November 28, 1906 - September 30, 1999
It is a great regret that our esteemed and revered co-chair, Academician Dmitriy Likhachev, died on the last day of the pilot program, on September 30, 1999, in St. Petersburg. His support throughout his terminal illness made the Russian Leadership Program (RLP) a success. Often called the Conscience of Russia, he gave the program deep legitimacy; he personally participated in the nomination and selection process; and he embodied the spirit of the strengthened U.S.-Russian ties that the RLP sought to build. We at the Library dedicate whatever praise and success the program has enjoyed to the memory and spirit of the 92-year-old Dmitriy Sergeyevich Likhachev.
Born in St. Petersburg on November 28, 1906, Academician Dmitriy Sergeyevich Likhachev witnessed the 1917 Revolution as a youth. Arrested for participating some years later in one of the student discussion groups then in vogue, he was sentenced to five years of hard labor at the former Solovki monastery in Russia's far north, which became the first prison camp of the notorious GULAG penal system. He emerged strengthened by the experience, writing that "the inconveniences, the deprivations, and even misfortunes that a person may have to endure because of his convictions are nothing by comparison with the torments of spirit and soul which are inevitable should he abandon his principles." Likhachev outlived the Soviet period, never betraying his deep religious faith and patriotic love of Russia. More than anyone else, he created and exemplified a Russian identity that combined healthy patriotism and a rich appreciation for all aspects of Russian culture with a full openness and understanding of western and other non-Russian cultures, including the many minority cultures that were embedded in Rus and in Russia long before Peter the Great's establishment of the more westward-looking city of Petersburg with which Likhachev's life is so closely identified.
A member of the Russian National Academy, Likhachev headed the Department of Ancient Russian at the Academy's Institute of Russian Literature (the "Pushkin House") in Leningrad/St. Petersburg. Not only was he the greatest scholar of his time of Old Russian culture, but also he was one of the strongest voices for the humane and democratic reconstruction of Russia. Following the rise of Mikhail Gorbachev in 1985, Likhachev became one of the most revered figures in his own country to ordinary people seeking authentic links with the scholarly and spiritual traditions that had been so deeply violated in the Soviet era. He was a cultural and historical advisor to the Gorbachevs. He served notably in the Soviet parliament. He gave one of the most moving speeches at the time of the attempted putsch in August 1991 when the future of Russia hung in the balance, noting that speaking out only had true moral meaning when the outcome itself was in doubt.

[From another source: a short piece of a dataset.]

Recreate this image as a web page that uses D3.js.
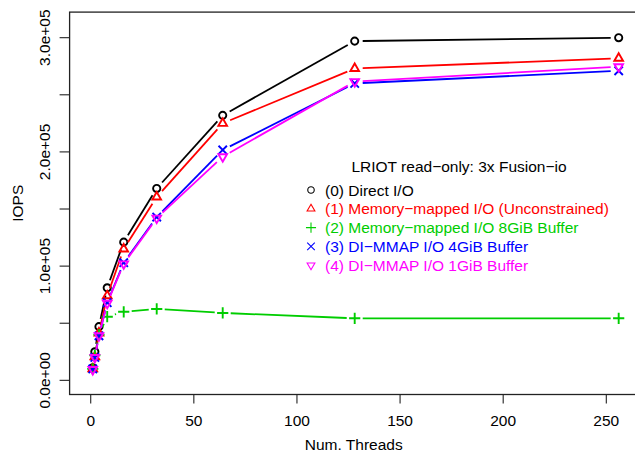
<!DOCTYPE html>
<html><head><meta charset="utf-8">
<script src="https://cdn.jsdelivr.net/npm/d3@7"></script>
<style>body{margin:0;background:#fff}svg{display:block}text{font-family:"Liberation Sans",Arial,sans-serif}</style>
</head><body><div id="chart"></div>
<script>
const threads = [1, 2, 4, 8, 16, 32, 64, 128, 256];
const directIO = [11000, 25000, 47000, 81000, 121000, 168000, 232000, 297000, 300000];
const mmapUnconstrained = [10000, 20500, 41500, 74000, 115000, 160500, 225000, 273000, 282000];
const mmap8GiB = [10000, 22000, 40000, 55700, 60000, 62500, 59000, 54300, 54300];
const dimmap4GiB = [10000, 20000, 39000, 68000, 103000, 143000, 201700, 260000, 271000];
const dimmap1GiB = [9500, 20000, 39000, 67500, 102000, 142000, 195800, 261500, 274600];
const seriesNames = ["(0)  Direct I/O", "(1)  Memory\u2212mapped I/O (Unconstrained)", "(2)  Memory\u2212mapped I/O 8GiB Buffer", "(3)  DI\u2212MMAP I/O 4GiB Buffer", "(4)  DI\u2212MMAP I/O 1GiB Buffer"];
const legendTitle = "LRIOT read\u2212only: 3x Fusion\u2212io";
const xTicks = [0, 50, 100, 150, 200, 250];
const yTicks = [0, 50000, 100000, 150000, 200000, 250000, 300000];
const yLabelTicks = [0, 100000, 200000, 300000];
const yTickLabels = ["0.0e+00", "1.0e+05", "2.0e+05", "3.0e+05"];
const xTitle = "Num. Threads";
const yTitle = "IOPS";

const colors = ["#000000", "#FF0000", "#00CD00", "#0000FF", "#FF00FF"];
const shapes = ["circle", "triUp", "plus", "cross", "triDown"];
const allSeries = [directIO, mmapUnconstrained, mmap8GiB, dimmap4GiB, dimmap1GiB];

const W = 635, H = 456;
const svg = d3.select("#chart").append("svg").attr("width", W).attr("height", H);
const x = d3.scaleLinear().domain([-10.24, 266.24]).range([69.6, 639.8]);
const y = d3.scaleLinear().domain([-12400, 322400]).range([394.5, 12.1]);
const FS = 15.5;

function symbolPath(shape, s) {
  const p = d3.path();
  if (shape === "circle") { p.moveTo(s*0.9, 0); p.arc(0, 0, s*0.9, 0, Math.PI*2); }
  else if (shape === "triUp") { const r = s*1.25; p.moveTo(0, -r); p.lineTo(r*0.866, r*0.5); p.lineTo(-r*0.866, r*0.5); p.closePath(); }
  else if (shape === "triDown") { const r = s*1.25; p.moveTo(0, r); p.lineTo(r*0.866, -r*0.5); p.lineTo(-r*0.866, -r*0.5); p.closePath(); }
  else if (shape === "plus") { const r = s*1.4; p.moveTo(-r, 0); p.lineTo(r, 0); p.moveTo(0, -r); p.lineTo(0, r); }
  else if (shape === "cross") { const r = s*1.05; p.moveTo(-r, -r); p.lineTo(r, r); p.moveTo(-r, r); p.lineTo(r, -r); }
  return p.toString();
}

// series
const gap = 8;
allSeries.forEach((vals, si) => {
  const g = svg.append("g");
  const pts = threads.map((t, i) => [x(t), y(vals[i])]);
  for (let i = 0; i < pts.length - 1; i++) {
    const [x0, y0] = pts[i], [x1, y1] = pts[i+1];
    const dx = x1 - x0, dy = y1 - y0, L = Math.hypot(dx, dy);
    if (L <= 2*gap) continue;
    const ux = dx/L, uy = dy/L;
    g.append("line").attr("x1", x0 + ux*gap).attr("y1", y0 + uy*gap)
      .attr("x2", x1 - ux*gap).attr("y2", y1 - uy*gap)
      .attr("stroke", colors[si]).attr("stroke-width", 1.8);
  }
  g.selectAll("path.pt").data(pts).enter().append("path").attr("class", "pt")
    .attr("transform", d => `translate(${d[0]},${d[1]})`)
    .attr("d", symbolPath(shapes[si], 4))
    .attr("fill", "none").attr("stroke", colors[si]).attr("stroke-width", 1.9);
});

// box
const bx0 = x.range()[0], bx1 = x.range()[1], by0 = y.range()[1], by1 = y.range()[0];
svg.append("rect").attr("x", bx0).attr("y", by0).attr("width", bx1 - bx0).attr("height", by1 - by0)
  .attr("fill", "none").attr("stroke", "#222").attr("stroke-width", 1.3);

// x axis
const xa = svg.append("g");
xTicks.forEach(t => {
  xa.append("line").attr("x1", x(t)).attr("x2", x(t)).attr("y1", by1).attr("y2", by1 + 9).attr("stroke", "#222").attr("stroke-width", 1.1);
  xa.append("text").attr("x", x(t)).attr("y", 426).attr("text-anchor", "middle").attr("font-size", FS).text(t);
});
svg.append("text").attr("x", (x(0) + x(256))/2 - 1).attr("y", 450).attr("text-anchor", "middle").attr("font-size", FS).text(xTitle);

// y axis
const ya = svg.append("g");
yTicks.forEach(t => {
  ya.append("line").attr("x1", bx0 - 10).attr("x2", bx0).attr("y1", y(t)).attr("y2", y(t)).attr("stroke", "#222").attr("stroke-width", 1.1);
});
yLabelTicks.forEach((t, i) => {
  ya.append("text").attr("transform", `translate(49.5,${y(t)}) rotate(-90)`).attr("text-anchor", "middle").attr("font-size", FS).text(yTickLabels[i]);
});
svg.append("text").attr("transform", `translate(22.5,${(by0 + by1)/2}) rotate(-90)`).attr("text-anchor", "middle").attr("font-size", FS).text(yTitle);

// legend
const lg = svg.append("g");
lg.append("text").attr("x", 459).attr("y", 171.5).attr("text-anchor", "middle").attr("font-size", FS).text(legendTitle);
seriesNames.forEach((n, i) => {
  const ry = 190 + i*18.8;
  lg.append("path").attr("transform", `translate(311,${ry})`).attr("d", symbolPath(shapes[i], 3.6))
    .attr("fill", "none").attr("stroke", colors[i]).attr("stroke-width", 1.1);
  lg.append("text").attr("x", 325).attr("y", ry + 5.5).attr("font-size", FS).attr("fill", colors[i]).text(n);
});
</script></body></html>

Later on, he persuaded President Yeltsin to participate in the controversial burial ceremony of the remains of Tsar Nicholas and his family on July 18, 1997. He also helped to write the president's moving eulogy.
Likhachev served as honorary co-chairman of the U.S. congressionally funded 1999 Russian Leadership Program. He passed away on September 30, the final day of the program. Likhachev's personal commitment to the program -- he personally vetted all nominees despite his already seriously declining health -- and his unique and revered status in Russia inspired many Russians to participate in the RLP. Dmitriy Sergeyevich Likhachev was, in large measure, the conscience of Russia and the voice of the great Russian tradition of faith and the moral role of literature and culture in human life generally.